Description of the task:
Retype all of the entries word for word.

== Data shown

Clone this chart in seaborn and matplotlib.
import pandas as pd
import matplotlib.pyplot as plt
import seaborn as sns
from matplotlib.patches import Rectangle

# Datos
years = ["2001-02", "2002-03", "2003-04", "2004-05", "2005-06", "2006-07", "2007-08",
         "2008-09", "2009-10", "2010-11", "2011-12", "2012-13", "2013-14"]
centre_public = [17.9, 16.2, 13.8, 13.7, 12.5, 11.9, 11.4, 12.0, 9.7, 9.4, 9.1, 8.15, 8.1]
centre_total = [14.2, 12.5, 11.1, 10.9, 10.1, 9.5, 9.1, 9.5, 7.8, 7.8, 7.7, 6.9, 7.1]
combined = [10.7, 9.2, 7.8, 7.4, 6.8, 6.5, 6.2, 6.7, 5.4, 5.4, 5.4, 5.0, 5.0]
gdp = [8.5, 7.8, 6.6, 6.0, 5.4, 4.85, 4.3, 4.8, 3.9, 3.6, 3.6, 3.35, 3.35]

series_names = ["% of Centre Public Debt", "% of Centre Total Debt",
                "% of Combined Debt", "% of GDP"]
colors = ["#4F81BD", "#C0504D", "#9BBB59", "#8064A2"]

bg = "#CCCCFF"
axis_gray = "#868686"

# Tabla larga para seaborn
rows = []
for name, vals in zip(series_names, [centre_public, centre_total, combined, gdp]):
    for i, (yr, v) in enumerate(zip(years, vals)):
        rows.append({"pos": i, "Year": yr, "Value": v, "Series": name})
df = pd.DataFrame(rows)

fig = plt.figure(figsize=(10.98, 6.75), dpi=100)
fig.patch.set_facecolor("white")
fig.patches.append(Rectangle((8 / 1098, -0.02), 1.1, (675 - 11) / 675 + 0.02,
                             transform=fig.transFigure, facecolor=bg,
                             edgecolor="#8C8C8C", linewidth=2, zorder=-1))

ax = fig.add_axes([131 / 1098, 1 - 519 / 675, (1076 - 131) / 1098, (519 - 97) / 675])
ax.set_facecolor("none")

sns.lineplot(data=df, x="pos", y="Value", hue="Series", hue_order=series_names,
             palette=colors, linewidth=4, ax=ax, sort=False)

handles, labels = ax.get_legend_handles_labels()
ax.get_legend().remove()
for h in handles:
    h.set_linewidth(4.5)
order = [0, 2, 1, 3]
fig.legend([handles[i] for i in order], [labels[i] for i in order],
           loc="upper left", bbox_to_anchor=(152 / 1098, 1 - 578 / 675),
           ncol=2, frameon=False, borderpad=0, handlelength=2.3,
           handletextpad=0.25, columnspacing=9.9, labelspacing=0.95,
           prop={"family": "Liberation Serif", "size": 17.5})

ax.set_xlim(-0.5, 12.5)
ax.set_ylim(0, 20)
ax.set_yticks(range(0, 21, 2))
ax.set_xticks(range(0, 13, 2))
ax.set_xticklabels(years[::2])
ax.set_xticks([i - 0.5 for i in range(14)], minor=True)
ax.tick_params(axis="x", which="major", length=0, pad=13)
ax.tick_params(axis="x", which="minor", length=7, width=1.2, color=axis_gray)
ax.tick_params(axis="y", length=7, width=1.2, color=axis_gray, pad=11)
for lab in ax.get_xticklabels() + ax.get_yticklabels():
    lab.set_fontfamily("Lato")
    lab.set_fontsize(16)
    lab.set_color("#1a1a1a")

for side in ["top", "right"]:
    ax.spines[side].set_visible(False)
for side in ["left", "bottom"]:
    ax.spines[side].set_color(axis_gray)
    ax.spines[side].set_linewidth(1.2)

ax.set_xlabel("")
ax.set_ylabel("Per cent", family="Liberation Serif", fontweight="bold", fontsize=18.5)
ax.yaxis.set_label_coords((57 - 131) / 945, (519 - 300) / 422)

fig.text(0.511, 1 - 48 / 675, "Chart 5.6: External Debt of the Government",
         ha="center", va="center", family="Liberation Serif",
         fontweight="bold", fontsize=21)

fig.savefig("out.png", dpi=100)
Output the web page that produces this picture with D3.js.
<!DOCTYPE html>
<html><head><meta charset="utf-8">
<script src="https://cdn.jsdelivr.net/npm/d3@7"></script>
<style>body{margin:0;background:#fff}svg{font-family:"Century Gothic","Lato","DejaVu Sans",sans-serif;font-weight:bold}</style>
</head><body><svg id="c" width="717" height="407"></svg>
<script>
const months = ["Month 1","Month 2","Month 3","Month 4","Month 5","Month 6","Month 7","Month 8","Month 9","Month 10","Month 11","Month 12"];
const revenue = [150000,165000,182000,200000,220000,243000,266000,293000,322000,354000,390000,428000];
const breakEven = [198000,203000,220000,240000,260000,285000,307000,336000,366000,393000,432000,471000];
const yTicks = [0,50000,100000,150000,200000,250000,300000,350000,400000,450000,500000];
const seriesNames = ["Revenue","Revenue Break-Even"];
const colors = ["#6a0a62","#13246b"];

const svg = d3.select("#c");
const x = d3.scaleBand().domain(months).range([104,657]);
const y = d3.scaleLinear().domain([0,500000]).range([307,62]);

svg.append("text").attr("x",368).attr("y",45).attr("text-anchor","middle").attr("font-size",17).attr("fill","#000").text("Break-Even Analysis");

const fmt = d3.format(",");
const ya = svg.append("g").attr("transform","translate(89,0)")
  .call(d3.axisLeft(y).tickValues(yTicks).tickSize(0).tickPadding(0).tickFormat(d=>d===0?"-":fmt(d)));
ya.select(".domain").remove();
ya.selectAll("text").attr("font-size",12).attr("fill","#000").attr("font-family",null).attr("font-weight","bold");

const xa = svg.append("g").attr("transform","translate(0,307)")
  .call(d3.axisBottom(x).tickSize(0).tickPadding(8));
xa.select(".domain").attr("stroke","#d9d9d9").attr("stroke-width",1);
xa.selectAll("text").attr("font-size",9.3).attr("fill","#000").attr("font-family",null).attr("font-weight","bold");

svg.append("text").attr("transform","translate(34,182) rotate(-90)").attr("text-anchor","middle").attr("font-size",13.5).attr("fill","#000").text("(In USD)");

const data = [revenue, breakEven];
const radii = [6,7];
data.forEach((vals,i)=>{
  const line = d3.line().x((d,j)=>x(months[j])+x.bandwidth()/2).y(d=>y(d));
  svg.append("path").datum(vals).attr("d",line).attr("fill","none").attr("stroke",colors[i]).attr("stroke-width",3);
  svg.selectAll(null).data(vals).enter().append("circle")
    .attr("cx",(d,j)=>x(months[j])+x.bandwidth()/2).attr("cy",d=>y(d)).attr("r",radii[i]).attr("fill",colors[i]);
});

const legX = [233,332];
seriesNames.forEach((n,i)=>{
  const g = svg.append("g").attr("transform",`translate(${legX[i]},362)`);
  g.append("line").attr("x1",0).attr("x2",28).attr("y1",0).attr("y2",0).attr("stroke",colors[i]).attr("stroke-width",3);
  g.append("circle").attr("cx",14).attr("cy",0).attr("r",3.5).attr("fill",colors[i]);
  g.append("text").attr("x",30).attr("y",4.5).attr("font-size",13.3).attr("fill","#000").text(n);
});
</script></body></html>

====

Output for this exercise:
Clone this chart in seaborn and matplotlib.
import pandas as pd
import matplotlib.pyplot as plt
import seaborn as sns
from matplotlib.patches import Rectangle

# Datos
years = ["2001-02", "2002-03", "2003-04", "2004-05", "2005-06", "2006-07", "2007-08",
         "2008-09", "2009-10", "2010-11", "2011-12", "2012-13", "2013-14"]
centre_public = [17.9, 16.2, 13.8, 13.7, 12.5, 11.9, 11.4, 12.0, 9.7, 9.4, 9.1, 8.15, 8.1]
centre_total = [14.2, 12.5, 11.1, 10.9, 10.1, 9.5, 9.1, 9.5, 7.8, 7.8, 7.7, 6.9, 7.1]
combined = [10.7, 9.2, 7.8, 7.4, 6.8, 6.5, 6.2, 6.7, 5.4, 5.4, 5.4, 5.0, 5.0]
gdp = [8.5, 7.8, 6.6, 6.0, 5.4, 4.85, 4.3, 4.8, 3.9, 3.6, 3.6, 3.35, 3.35]

series_names = ["% of Centre Public Debt", "% of Centre Total Debt",
                "% of Combined Debt", "% of GDP"]
colors = ["#4F81BD", "#C0504D", "#9BBB59", "#8064A2"]

bg = "#CCCCFF"
axis_gray = "#868686"

# Tabla larga para seaborn
rows = []
for name, vals in zip(series_names, [centre_public, centre_total, combined, gdp]):
    for i, (yr, v) in enumerate(zip(years, vals)):
        rows.append({"pos": i, "Year": yr, "Value": v, "Series": name})
df = pd.DataFrame(rows)

fig = plt.figure(figsize=(10.98, 6.75), dpi=100)
fig.patch.set_facecolor("white")
fig.patches.append(Rectangle((8 / 1098, -0.02), 1.1, (675 - 11) / 675 + 0.02,
                             transform=fig.transFigure, facecolor=bg,
                             edgecolor="#8C8C8C", linewidth=2, zorder=-1))

ax = fig.add_axes([131 / 1098, 1 - 519 / 675, (1076 - 131) / 1098, (519 - 97) / 675])
ax.set_facecolor("none")

sns.lineplot(data=df, x="pos", y="Value", hue="Series", hue_order=series_names,
             palette=colors, linewidth=4, ax=ax, sort=False)

handles, labels = ax.get_legend_handles_labels()
ax.get_legend().remove()
for h in handles:
    h.set_linewidth(4.5)
order = [0, 2, 1, 3]
fig.legend([handles[i] for i in order], [labels[i] for i in order],
           loc="upper left", bbox_to_anchor=(152 / 1098, 1 - 578 / 675),
           ncol=2, frameon=False, borderpad=0, handlelength=2.3,
           handletextpad=0.25, columnspacing=9.9, labelspacing=0.95,
           prop={"family": "Liberation Serif", "size": 17.5})

ax.set_xlim(-0.5, 12.5)
ax.set_ylim(0, 20)
ax.set_yticks(range(0, 21, 2))
ax.set_xticks(range(0, 13, 2))
ax.set_xticklabels(years[::2])
ax.set_xticks([i - 0.5 for i in range(14)], minor=True)
ax.tick_params(axis="x", which="major", length=0, pad=13)
ax.tick_params(axis="x", which="minor", length=7, width=1.2, color=axis_gray)
ax.tick_params(axis="y", length=7, width=1.2, color=axis_gray, pad=11)
for lab in ax.get_xticklabels() + ax.get_yticklabels():
    lab.set_fontfamily("Lato")
    lab.set_fontsize(16)
    lab.set_color("#1a1a1a")

for side in ["top", "right"]:
    ax.spines[side].set_visible(False)
for side in ["left", "bottom"]:
    ax.spines[side].set_color(axis_gray)
    ax.spines[side].set_linewidth(1.2)

ax.set_xlabel("")
ax.set_ylabel("Per cent", family="Liberation Serif", fontweight="bold", fontsize=18.5)
ax.yaxis.set_label_coords((57 - 131) / 945, (519 - 300) / 422)

fig.text(0.511, 1 - 48 / 675, "Chart 5.6: External Debt of the Government",
         ha="center", va="center", family="Liberation Serif",
         fontweight="bold", fontsize=21)

fig.savefig("out.png", dpi=100)
Output the web page that produces this picture with D3.js.
<!DOCTYPE html>
<html><head><meta charset="utf-8">
<script src="https://cdn.jsdelivr.net/npm/d3@7"></script>
<style>body{margin:0;background:#fff}svg{font-family:"Century Gothic","Lato","DejaVu Sans",sans-serif;font-weight:bold}</style>
</head><body><svg id="c" width="717" height="407"></svg>
<script>
const months = ["Month 1","Month 2","Month 3","Month 4","Month 5","Month 6","Month 7","Month 8","Month 9","Month 10","Month 11","Month 12"];
const revenue = [150000,165000,182000,200000,220000,243000,266000,293000,322000,354000,390000,428000];
const breakEven = [198000,203000,220000,240000,260000,285000,307000,336000,366000,393000,432000,471000];
const yTicks = [0,50000,100000,150000,200000,250000,300000,350000,400000,450000,500000];
const seriesNames = ["Revenue","Revenue Break-Even"];
const colors = ["#6a0a62","#13246b"];

const svg = d3.select("#c");
const x = d3.scaleBand().domain(months).range([104,657]);
const y = d3.scaleLinear().domain([0,500000]).range([307,62]);

svg.append("text").attr("x",368).attr("y",45).attr("text-anchor","middle").attr("font-size",17).attr("fill","#000").text("Break-Even Analysis");

const fmt = d3.format(",");
const ya = svg.append("g").attr("transform","translate(89,0)")
  .call(d3.axisLeft(y).tickValues(yTicks).tickSize(0).tickPadding(0).tickFormat(d=>d===0?"-":fmt(d)));
ya.select(".domain").remove();
ya.selectAll("text").attr("font-size",12).attr("fill","#000").attr("font-family",null).attr("font-weight","bold");

const xa = svg.append("g").attr("transform","translate(0,307)")
  .call(d3.axisBottom(x).tickSize(0).tickPadding(8));
xa.select(".domain").attr("stroke","#d9d9d9").attr("stroke-width",1);
xa.selectAll("text").attr("font-size",9.3).attr("fill","#000").attr("font-family",null).attr("font-weight","bold");

svg.append("text").attr("transform","translate(34,182) rotate(-90)").attr("text-anchor","middle").attr("font-size",13.5).attr("fill","#000").text("(In USD)");

const data = [revenue, breakEven];
const radii = [6,7];
data.forEach((vals,i)=>{
  const line = d3.line().x((d,j)=>x(months[j])+x.bandwidth()/2).y(d=>y(d));
  svg.append("path").datum(vals).attr("d",line).attr("fill","none").attr("stroke",colors[i]).attr("stroke-width",3);
  svg.selectAll(null).data(vals).enter().append("circle")
    .attr("cx",(d,j)=>x(months[j])+x.bandwidth()/2).attr("cy",d=>y(d)).attr("r",radii[i]).attr("fill",colors[i]);
});

const legX = [233,332];
seriesNames.forEach((n,i)=>{
  const g = svg.append("g").attr("transform",`translate(${legX[i]},362)`);
  g.append("line").attr("x1",0).attr("x2",28).attr("y1",0).attr("y2",0).attr("stroke",colors[i]).attr("stroke-width",3);
  g.append("circle").attr("cx",14).attr("cy",0).attr("r",3.5).attr("fill",colors[i]);
  g.append("text").attr("x",30).attr("y",4.5).attr("font-size",13.3).attr("fill","#000").text(n);
});
</script></body></html>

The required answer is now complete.